Turning Self-Criticism into a Creative Asset

No matter how much you try, you can never please your inner critic, so why bother? There is a far better way that will help you create despite the internal chatter

you can never please your inner critic

Quotes and thoughts

The Inner Critic [...] makes us see a distorted picture. It is that inner voice that criticises us and speaks about us in a disparaging way. It makes everything look ugly. Most of us are not even aware that it is a voice or a self speaking inside of us because its constant judgments have been with us since early childhood and its running critical commentary feels like a natural part of ourselves. It develops early in our lives, absorbing the judgments of the people around us and the expectations of the society in which we live. When we talk about this critical voice, please keep in mind that this Inner Critic is the voice within us that criticises us, whereas the Judge is the self within us that criticises other people.
Hal and Sidra Stone, Embracing Your Inner Critic

No matter how much you try, you cannot please your Inner Critic. No matter how much you listen to it and try to change yourself in the way that it wants, it follows you and grows stronger. It is exactly like a parent who has been critical of you. Nothing that you do is okay. It is also like a dragon that keeps growing more heads as long as you do not deal with it. The harder you try to change yourself, the stronger it gets. Try to please it, and it will grow. The answer is to learn how not to play the game.

The Inner Critic is a self (or sub-personality) that develops to protect us from being shamed or hurt. It is extremely anxious, almost desperate, for us to succeed in the world and to be accepted and liked by others.The Inner Critic is remarkable in a number of different ways. It seems to operate with heightened awareness in all areas. It can see, hear, and feel what is wrong with us as though it had the most advanced technology at its disposal. It has the intelligence of a genius, an uncanny intuition, an ability to analyse our feelings and motivations, a sweeping gaze that notices the tiniest of details, and, in general, an unerring ability to see and to magnify all our faults and shortcomings. It seems to be a lot more intelligent and perceptive than we ordinary mortals are.

The Critic remembers all too well the pain of our childhood, the innumerable times when we were shamed and criticised and made fun of. It remembers the anxiety of our parents about money. It still feels, through the feelings of the Inner Child, the terror of abandonment when we were left alone or when a divorce or separation caused a parent to leave. It desperately wants us to avoid that primal pain, and the only way it can handle it is to make us perfect To make us perfect it must criticise us because it has no other way to help us.
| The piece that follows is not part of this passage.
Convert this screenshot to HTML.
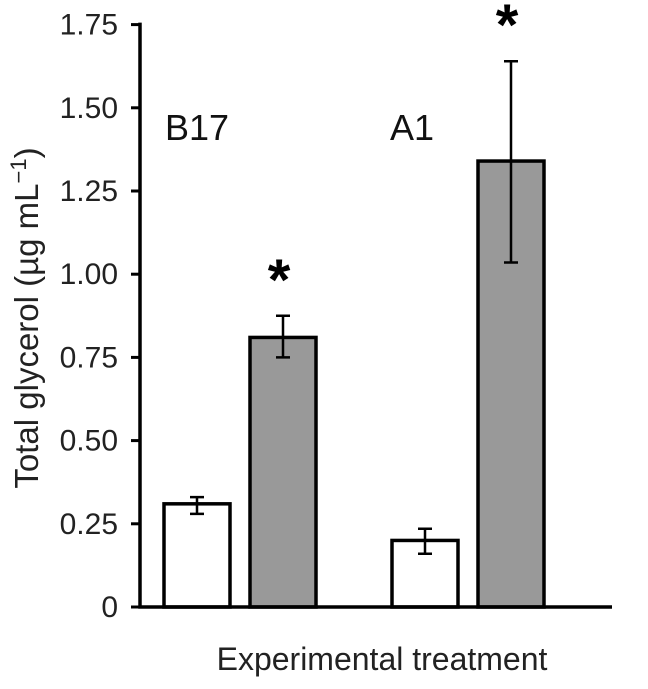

The Inner Critic is active for varying amounts of time in each of us. For more people than you could possibly imagine, it is practically a full-time operation. In other instances it plays a lesser role. In our experience, it is operating to some degree in everyone. Some people are not aware of their Inner Critic because, instead of criticising themselves, they spend their time judging other people. However, if life deals them a blow that breaks their power, such as a divorce or illness, the Critic is right there doing its job.
Hal and Sidra Stone, Embracing Your Inner Critic

Critics vary in how powerful they are. We often refer to them jokingly as lightweight, middleweight, or heavyweight. A good heavyweight Critic starts to move into the two-thousand-pound range and can go much higher than that. Though the Inner Critic takes great pride in its rationality, once we separate from it we see just how irrational it is. One of the best exercises offered in the book, requires you to write down some of the statements you tell yourself about yourself. It's usually something about the quality of your work, how you look, how you disappoint etc. Once you see these statements, think back if they remind you of someone. Did you hear this being said to you? Or maybe you imagined someone thinking this about you? Very quickly, you'll see these collection of statements are actually not yours... You are not the author. Bit by bit you'll start to separate from these statements as you'll see they are, in fact, not your own thoughts. They originated in other people and were intended to protect you. As these thoughts are no longer serving that purpose, and actually causing you harm, there is no more need for them to stick around.